Besonders beeindruckend ist die Tatsache, dass trotz der vielen Zukäufe von Gelände über einen Zeitraum von fast 100 Jahren und der demzufolge vielen Personen, die mit der Gestaltung des Geländes beauftragt wurden, der Friedhof in sich ein stimmiges Bild vermittelt – eine Einheit bildet – ein Gesamtkunstwerk ist.

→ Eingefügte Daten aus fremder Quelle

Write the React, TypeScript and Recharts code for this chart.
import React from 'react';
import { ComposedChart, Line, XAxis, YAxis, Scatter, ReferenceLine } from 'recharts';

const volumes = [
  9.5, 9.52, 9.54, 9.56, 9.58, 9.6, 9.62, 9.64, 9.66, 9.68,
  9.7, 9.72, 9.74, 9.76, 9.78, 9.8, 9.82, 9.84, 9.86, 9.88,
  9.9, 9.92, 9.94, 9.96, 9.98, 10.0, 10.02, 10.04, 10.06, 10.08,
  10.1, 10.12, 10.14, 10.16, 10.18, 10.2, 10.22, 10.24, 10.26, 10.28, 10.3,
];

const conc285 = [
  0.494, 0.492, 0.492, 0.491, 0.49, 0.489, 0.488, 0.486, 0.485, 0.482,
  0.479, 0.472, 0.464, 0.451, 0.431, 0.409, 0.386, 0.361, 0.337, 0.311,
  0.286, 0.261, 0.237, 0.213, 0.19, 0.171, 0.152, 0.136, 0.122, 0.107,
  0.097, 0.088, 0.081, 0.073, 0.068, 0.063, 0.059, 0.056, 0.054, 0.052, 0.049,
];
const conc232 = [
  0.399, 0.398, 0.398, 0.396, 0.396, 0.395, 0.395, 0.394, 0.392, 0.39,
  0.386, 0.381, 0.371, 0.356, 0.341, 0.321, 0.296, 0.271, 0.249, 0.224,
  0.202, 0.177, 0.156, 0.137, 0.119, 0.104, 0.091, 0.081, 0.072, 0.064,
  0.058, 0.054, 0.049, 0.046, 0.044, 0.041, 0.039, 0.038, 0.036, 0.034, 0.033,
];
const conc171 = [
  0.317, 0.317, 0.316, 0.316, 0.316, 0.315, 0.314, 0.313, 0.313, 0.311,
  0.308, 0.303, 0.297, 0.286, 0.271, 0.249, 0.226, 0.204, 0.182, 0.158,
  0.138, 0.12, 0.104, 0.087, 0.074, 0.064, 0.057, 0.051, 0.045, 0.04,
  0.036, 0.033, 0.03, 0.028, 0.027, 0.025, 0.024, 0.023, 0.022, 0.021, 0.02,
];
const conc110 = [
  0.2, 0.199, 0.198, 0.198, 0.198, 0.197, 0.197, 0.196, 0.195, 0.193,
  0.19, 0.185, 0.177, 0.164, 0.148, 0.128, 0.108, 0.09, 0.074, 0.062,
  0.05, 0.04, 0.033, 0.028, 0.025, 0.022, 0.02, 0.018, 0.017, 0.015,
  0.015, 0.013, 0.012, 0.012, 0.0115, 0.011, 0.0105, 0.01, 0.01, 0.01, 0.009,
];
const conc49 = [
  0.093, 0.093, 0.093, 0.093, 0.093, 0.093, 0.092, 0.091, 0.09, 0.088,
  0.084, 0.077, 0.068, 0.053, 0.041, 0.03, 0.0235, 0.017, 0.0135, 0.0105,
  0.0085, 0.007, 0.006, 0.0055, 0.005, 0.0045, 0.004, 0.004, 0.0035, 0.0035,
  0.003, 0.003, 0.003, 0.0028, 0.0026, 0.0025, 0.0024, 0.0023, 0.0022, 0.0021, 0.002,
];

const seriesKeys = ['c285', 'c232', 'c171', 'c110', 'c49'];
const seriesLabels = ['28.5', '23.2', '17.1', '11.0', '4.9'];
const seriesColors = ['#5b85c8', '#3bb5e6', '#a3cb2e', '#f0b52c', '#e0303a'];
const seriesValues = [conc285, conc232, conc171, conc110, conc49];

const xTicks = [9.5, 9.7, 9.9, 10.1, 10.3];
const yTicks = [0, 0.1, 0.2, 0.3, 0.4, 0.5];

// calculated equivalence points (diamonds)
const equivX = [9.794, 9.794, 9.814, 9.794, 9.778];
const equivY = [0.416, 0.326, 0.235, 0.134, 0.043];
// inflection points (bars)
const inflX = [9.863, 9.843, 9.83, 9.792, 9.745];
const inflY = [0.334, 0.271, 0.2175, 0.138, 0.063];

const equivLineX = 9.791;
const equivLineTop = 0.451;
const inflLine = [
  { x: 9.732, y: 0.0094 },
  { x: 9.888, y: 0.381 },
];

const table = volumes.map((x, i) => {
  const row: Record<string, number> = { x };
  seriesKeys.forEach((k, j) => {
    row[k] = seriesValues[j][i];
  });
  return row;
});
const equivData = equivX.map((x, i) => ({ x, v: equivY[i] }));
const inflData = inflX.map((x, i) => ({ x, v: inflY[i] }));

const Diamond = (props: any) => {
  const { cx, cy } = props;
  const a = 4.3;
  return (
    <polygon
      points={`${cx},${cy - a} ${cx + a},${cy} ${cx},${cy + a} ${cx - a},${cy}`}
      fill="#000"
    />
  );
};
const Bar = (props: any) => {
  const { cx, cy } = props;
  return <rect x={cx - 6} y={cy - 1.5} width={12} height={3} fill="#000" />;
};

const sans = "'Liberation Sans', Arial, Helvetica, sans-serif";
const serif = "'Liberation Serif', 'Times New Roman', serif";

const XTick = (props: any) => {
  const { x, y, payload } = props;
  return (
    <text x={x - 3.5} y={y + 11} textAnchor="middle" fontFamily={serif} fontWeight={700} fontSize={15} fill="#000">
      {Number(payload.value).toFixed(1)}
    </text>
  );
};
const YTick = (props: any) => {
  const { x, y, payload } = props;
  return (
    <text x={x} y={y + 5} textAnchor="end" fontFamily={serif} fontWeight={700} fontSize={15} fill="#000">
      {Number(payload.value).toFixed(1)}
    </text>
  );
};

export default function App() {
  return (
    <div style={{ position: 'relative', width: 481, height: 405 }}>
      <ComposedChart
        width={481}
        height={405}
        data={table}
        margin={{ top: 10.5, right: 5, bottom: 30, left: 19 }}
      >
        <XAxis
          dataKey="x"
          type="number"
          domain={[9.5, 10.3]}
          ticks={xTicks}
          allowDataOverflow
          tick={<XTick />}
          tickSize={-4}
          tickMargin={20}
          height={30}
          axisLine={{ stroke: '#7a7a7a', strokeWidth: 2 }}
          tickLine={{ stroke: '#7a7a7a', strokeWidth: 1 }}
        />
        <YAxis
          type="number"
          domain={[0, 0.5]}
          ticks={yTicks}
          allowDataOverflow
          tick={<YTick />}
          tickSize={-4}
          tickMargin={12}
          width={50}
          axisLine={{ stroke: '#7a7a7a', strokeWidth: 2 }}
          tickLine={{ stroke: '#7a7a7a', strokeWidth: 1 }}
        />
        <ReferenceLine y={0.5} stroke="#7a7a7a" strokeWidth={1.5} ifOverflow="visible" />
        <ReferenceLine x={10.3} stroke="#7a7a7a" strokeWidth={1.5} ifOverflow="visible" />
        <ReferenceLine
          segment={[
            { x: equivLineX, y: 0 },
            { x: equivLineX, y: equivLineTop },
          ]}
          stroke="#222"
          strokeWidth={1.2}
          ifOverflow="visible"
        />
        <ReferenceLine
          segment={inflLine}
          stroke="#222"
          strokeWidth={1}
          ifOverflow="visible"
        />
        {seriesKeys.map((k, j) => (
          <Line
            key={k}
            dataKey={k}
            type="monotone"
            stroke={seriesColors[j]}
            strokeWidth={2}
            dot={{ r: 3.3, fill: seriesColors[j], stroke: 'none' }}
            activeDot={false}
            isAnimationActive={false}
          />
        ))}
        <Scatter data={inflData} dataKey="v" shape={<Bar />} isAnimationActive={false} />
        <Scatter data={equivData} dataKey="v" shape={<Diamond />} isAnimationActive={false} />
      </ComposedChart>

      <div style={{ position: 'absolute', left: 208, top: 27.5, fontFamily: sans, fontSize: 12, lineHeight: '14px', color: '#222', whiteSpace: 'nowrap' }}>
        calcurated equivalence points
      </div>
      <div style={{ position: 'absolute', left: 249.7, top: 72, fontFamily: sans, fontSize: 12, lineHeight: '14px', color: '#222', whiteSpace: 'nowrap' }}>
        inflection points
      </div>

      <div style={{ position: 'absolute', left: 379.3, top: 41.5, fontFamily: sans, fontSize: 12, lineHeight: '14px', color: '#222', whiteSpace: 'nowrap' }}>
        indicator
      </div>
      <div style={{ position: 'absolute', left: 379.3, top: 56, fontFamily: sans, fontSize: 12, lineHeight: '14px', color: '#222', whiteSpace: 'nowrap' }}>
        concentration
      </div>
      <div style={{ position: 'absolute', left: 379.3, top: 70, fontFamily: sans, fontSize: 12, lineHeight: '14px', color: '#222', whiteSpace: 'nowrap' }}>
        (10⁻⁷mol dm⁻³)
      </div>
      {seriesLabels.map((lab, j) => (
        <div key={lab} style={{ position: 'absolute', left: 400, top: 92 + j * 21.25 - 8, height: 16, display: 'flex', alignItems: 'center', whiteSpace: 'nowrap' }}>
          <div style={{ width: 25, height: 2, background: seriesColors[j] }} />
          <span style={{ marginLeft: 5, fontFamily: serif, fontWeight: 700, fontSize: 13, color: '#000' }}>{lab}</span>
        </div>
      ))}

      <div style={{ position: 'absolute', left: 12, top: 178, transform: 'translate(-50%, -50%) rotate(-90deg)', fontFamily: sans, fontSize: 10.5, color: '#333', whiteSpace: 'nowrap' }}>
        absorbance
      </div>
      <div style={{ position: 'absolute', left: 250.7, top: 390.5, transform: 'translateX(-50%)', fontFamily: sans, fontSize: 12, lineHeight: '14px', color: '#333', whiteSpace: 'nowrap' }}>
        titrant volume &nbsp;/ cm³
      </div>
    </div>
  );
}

Johann Christian Metzger (1789 - 1852)
Metzger hat nie studiert, seine Anstellung an der Universität Heidelberg im Jahre 1812 trat er mit 23 Jahren als gelernter Gärtner an. Doch der Gartenbau mit all seinen Facetten hatte seine höchste Aufmerksamkeit. Als Autodidakt in Theorie und Praxis eignete er sich ein Wissen an, dass ihm – ab 1830 als Garteninspektor und ab 1843 als Gartendirektor – größtes Ansehen einbringt. Zuständig war Metzger für den Botanischen Garten der Universität und die Schlossanlage, mitverantwortlich oder in Eigenverantwortung nimmt er an der Planung und Umsetzung wichtiger gärtnerischer Projekte in Heidelberg und Umgebung teil. Daneben lehrt er Gartenbau an der Universität. Die Anlage eines neuen kommunalen Friedhofs in Heidelberg ist eines dieser Projekte – und dazu eines, dass heute noch als Heidelberger Bergfriedhof seine Aufgabe in allen Bereichen erfüllt. Vieles, was Metzger einst geschaffen hat, ist nicht erhalten.

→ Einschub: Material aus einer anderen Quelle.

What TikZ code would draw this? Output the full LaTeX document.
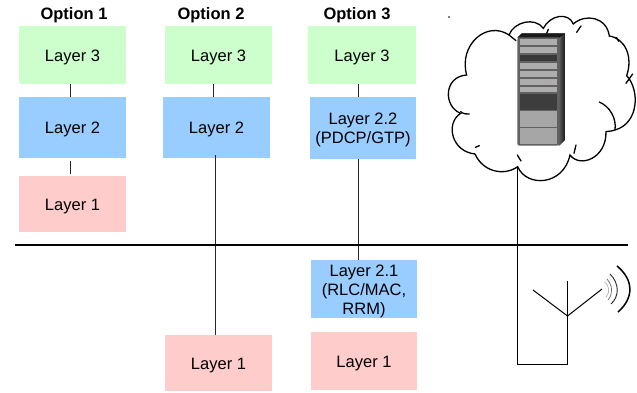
\documentclass[tikz,border=0pt]{standalone}
\usepackage{fontspec}
\setmainfont{Liberation Sans}
\tikzset{
  lay/.style={draw=none,inner sep=0pt,align=center,font=\fontsize{16.5}{19}\selectfont},
  green/.style={lay,fill=layG},
  blue/.style={lay,fill=layB},
  pink/.style={lay,fill=layP},
  head/.style={inner sep=0pt,font=\bfseries\fontsize{16.5}{19}\selectfont},
  conn/.style={draw=black!85,line width=0.8pt},
  cloudline/.style={draw=black,line width=1.3pt,line cap=round},
  wire/.style={draw=black,line width=1pt},
}
\definecolor{layG}{HTML}{CCFFCC}
\definecolor{layB}{HTML}{99CCFF}
\definecolor{layP}{HTML}{FFCCCC}
\begin{document}
\begin{tikzpicture}[x=1pt,y=-1pt]
\useasboundingbox (0,0) rectangle (637,392);
\fill[white] (0,0) rectangle (637,392);
% boxes
\newcommand{\laybox}[7]{\node[#1,minimum width=#5-#3,minimum height=#6-#4] (#2) at ({(#3+#5)/2},{(#4+#6)/2}) {\rule{0pt}{16pt}#7};}
\laybox{green}{aT}{19}{26}{126}{84}{Layer 3}
\laybox{blue}{aM}{19}{97}{126}{158}{Layer 2}
\laybox{pink}{aB}{19}{176}{126}{232}{Layer 1}
\laybox{green}{bT}{165}{26}{272}{84}{Layer 3}
\laybox{blue}{bM}{163}{97}{270}{158}{Layer 2}
\laybox{pink}{bB}{165}{335}{272}{391}{Layer 1}
\laybox{green}{cT}{308}{26}{416}{84}{Layer 3}
\laybox{blue}{cM}{310}{97}{416}{159}{Layer 2.2\\(PDCP/GTP)}
\laybox{blue}{cL}{311}{260}{417}{318}{Layer 2.1\\(RLC/MAC,\\RRM)}
\laybox{pink}{cB}{311}{332}{417}{390}{Layer 1}
\node[head] (h1) at (74,15.5) {Option 1};
\node[head] (h2) at (211,15.5) {Option 2};
\node[head] (h3) at (357,15.5) {Option 3};
% connectors
\draw[conn] ([xshift=-2.5pt]aT.south) -- ([xshift=-2.5pt]aM.north);
\draw[conn,shorten <=3pt,shorten >=2pt] ([xshift=-2.5pt]aM.south) -- ([xshift=-2.5pt]aB.north);
\draw[conn] ([xshift=-5.5pt]bT.south) -- ([xshift=-3.5pt]bM.north);
\draw[conn,shorten <=-3pt] ([xshift=-1.5pt]bM.south) -- ([xshift=-3.5pt]bB.north);
\draw[conn] ([xshift=-4pt]cT.south) -- ([xshift=-5pt]cM.north);
\draw[conn] ([xshift=-5pt]cM.south) -- ([xshift=-6pt]cL.north);
% divider
\coordinate (divL) at (15,245);
\coordinate (divR) at (628,245);
\draw[line width=2.8pt] (divL) -- (divR);
% stray dot
\fill (449,17) circle (0.9);
% cloud (coordinates read from a 3x crop)
\begin{scope}[shift={(440,0)},x=0.3333pt,y=-0.3333pt]
\draw[cloudline]
 (207,105) .. controls (222,65) and (285,50) .. (310,85)
 .. controls (330,45) and (385,35) .. (400,72)
 .. controls (435,40) and (500,50) .. (508,108)
 .. controls (555,115) and (580,170) .. (560,227)
 .. controls (600,270) and (597,370) .. (525,390)
 .. controls (510,395) and (505,393) .. (498,395)
 .. controls (500,475) and (420,505) .. (390,465)
 .. controls (370,558) and (260,563) .. (233,500)
 .. controls (195,528) and (130,518) .. (105,462)
 .. controls (35,455) and (15,370) .. (62,340)
 .. controls (10,320) and (10,230) .. (80,225)
 .. controls (55,135) and (140,60) .. (207,105) -- cycle;
\draw[cloudline] (207,105) -- (228,122);
\draw[cloudline] (325,88) -- (318,105);
\draw[cloudline] (423,78) -- (410,97);
\draw[cloudline] (530,113) -- (536,124);
\draw[cloudline] (578,222) -- (558,250);
\draw[cloudline] (478,306) .. controls (510,320) and (530,355) .. (525,390);
\draw[cloudline] (408,435) -- (402,460);
\draw[cloudline] (232,465) -- (243,483);
\draw[cloudline] (118,437) -- (106,442);
\draw[cloudline] (62,335) .. controls (70,342) and (80,343) .. (88,342);
% rack
\fill[black!75] (232,113) -- (245,100) -- (375,100) -- (375,420) -- (358,437) -- (358,113) -- cycle;
\shade[left color=black!65,right color=black!90] (358,113) -- (375,100) -- (375,420) -- (358,437) -- cycle;
\fill[black!90] (232,113) -- (245,100) -- (375,100) -- (358,113) -- cycle;
\fill[rounded corners=2pt,fill=black!62] (232,113) rectangle (358,437);
\foreach \ya/\yb/\c in {118/136/black!32,141/159/black!32,164/183/black!78,188/206/black!32,212/230/black!32,236/255/black!32,260/277/black!32,283/329/black!76,333/380/black!35,385/432/black!35}
  \fill[\c] (239,\ya) rectangle (350,\yb);
\fill[red!50!black!40] (329,245) circle (3);
\end{scope}
% antenna and link to the cloud
\coordinate (cloudFoot) at (517.5,167);
\coordinate (c1) at (517.5,364);
\coordinate (c2) at (567.5,364);
\coordinate (hub) at (567.5,316);
\coordinate (top) at (567.5,281);
\coordinate (armL) at (533,290);
\coordinate (armR) at (602,289);
\draw[wire] (cloudFoot) -- (c1) -- (c2) -- (hub) -- (top);
\draw[wire] (armL) -- (hub) -- (armR);
% radio waves
\draw[black!35,line width=0.6pt] (604.5,282) .. controls (610,287) and (610,292) .. (606,297);
\draw[black!60,line width=0.7pt] (607,279) .. controls (613,286) and (613,294) .. (608,300);
\draw[black!85,line width=0.9pt] (610,274) .. controls (620,284) and (619,297) .. (611,304);
\draw[black,line width=1.5pt] (617,266) .. controls (634,280) and (634,298) .. (618,312);
\end{tikzpicture}
\end{document}
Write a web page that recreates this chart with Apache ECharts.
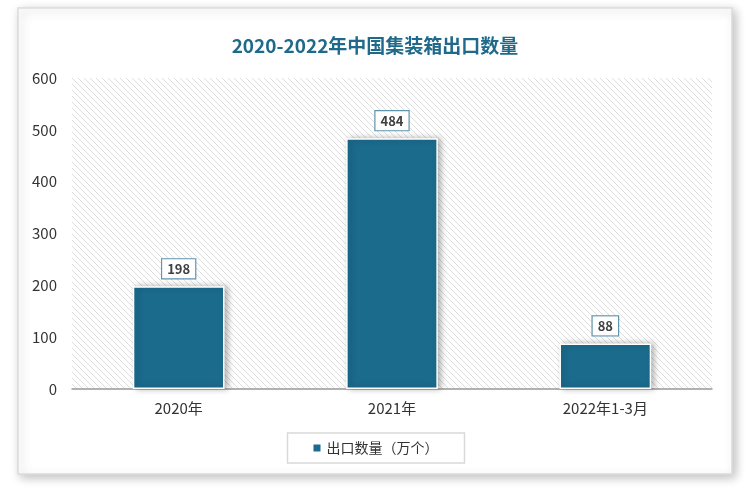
<!DOCTYPE html>
<html><head><meta charset="utf-8">
<script src="https://cdn.jsdelivr.net/npm/echarts@6/dist/echarts.min.js"></script>
<style>html,body{margin:0;padding:0;background:#fff}#c{width:750px;height:491px}</style>
</head><body><div id="c"></div>
<script>
const categories = ['2020年', '2021年', '2022年1-3月'];
const values = [198, 484, 88];
const seriesName = '出口数量（万个）';
const titleText = '2020-2022年中国集装箱出口数量';

const pc = document.createElement('canvas');
pc.width = 6; pc.height = 6;
const g = pc.getContext('2d');
g.fillStyle = '#fff'; g.fillRect(0,0,6,6);
g.strokeStyle = '#dedede'; g.lineWidth = 1;
g.beginPath();
g.moveTo(0,0); g.lineTo(6,6);
g.moveTo(-3,3); g.lineTo(3,9);
g.moveTo(3,-3); g.lineTo(9,3);
g.stroke();

const chart = echarts.init(document.getElementById('c'));
chart.setOption({
  animation: false,
  graphic: [{
    type: 'rect', z: -10, silent: true,
    shape: {x: 18, y: 8, width: 714, height: 466},
    style: {fill: '#fff', stroke: '#dcdcdc', lineWidth: 1.5, shadowBlur: 10, shadowColor: 'rgba(0,0,0,0.25)', shadowOffsetX: 3, shadowOffsetY: 3}
  }],
  title: {
    text: titleText, left: 'center', top: 31,
    textStyle: {fontFamily: 'Noto Sans CJK SC', fontSize: 19, fontWeight: 'bold', color: '#1f6a8a'}
  },
  grid: {left: 72, right: 38, top: 78, bottom: 102, show: true, borderWidth: 0,
    backgroundColor: {image: pc, repeat: 'repeat'}},
  legend: {
    bottom: 28, left: 'center', itemWidth: 9, itemHeight: 9, icon: 'rect',
    borderColor: '#d9d9d9', borderWidth: 1.5, padding: [8, 26, 8, 24],
    textStyle: {fontFamily: 'Noto Sans CJK SC', fontSize: 14, color: '#333'}
  },
  xAxis: {
    type: 'category', data: categories,
    axisLine: {lineStyle: {color: '#999', width: 1.5}},
    axisTick: {show: false},
    axisLabel: {fontFamily: 'Noto Sans CJK SC', fontSize: 15, color: '#333', margin: 12}
  },
  yAxis: {
    type: 'value', min: 0, max: 600, interval: 100,
    splitLine: {show: false},
    axisLine: {show: false}, axisTick: {show: false},
    axisLabel: {fontFamily: 'Noto Sans CJK SC', fontSize: 15, color: '#333', margin: 15}
  },
  series: [{
    name: seriesName, type: 'bar', data: values, barWidth: '43%',
    itemStyle: {color: '#1b6b8d', borderColor: '#fff', borderWidth: 1.5,
      shadowBlur: 6, shadowColor: 'rgba(0,0,0,0.3)', shadowOffsetX: 3, shadowOffsetY: 0},
    label: {
      show: true, position: 'top', distance: 8,
      backgroundColor: '#fff', borderColor: '#5f94ad', borderWidth: 1.2,
      padding: [3, 5, 3, 5],
      fontFamily: 'Noto Sans CJK SC', fontSize: 13, fontWeight: 'bold', color: '#404040'
    }
  }]
});
</script></body></html>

Metzger wirkt 39 Jahre in Heidelberg, bis er im März 1851 nach Karlsruhe übersiedelt, wo er Aufgaben bei der Zentralstelle des landwirtschaftlichen Vereins für das Großherzogtum Baden übernimmt. Außerdem wird ihm die Leitung des von Heidelberg nach Karlsruhe verlegten landwirtschaftlichen Gartens übertragen. Während eines Kuraufenthaltes in Wildbad erleidet Johann Metzger einen Schlaganfall und stirbt am 15. September 1852.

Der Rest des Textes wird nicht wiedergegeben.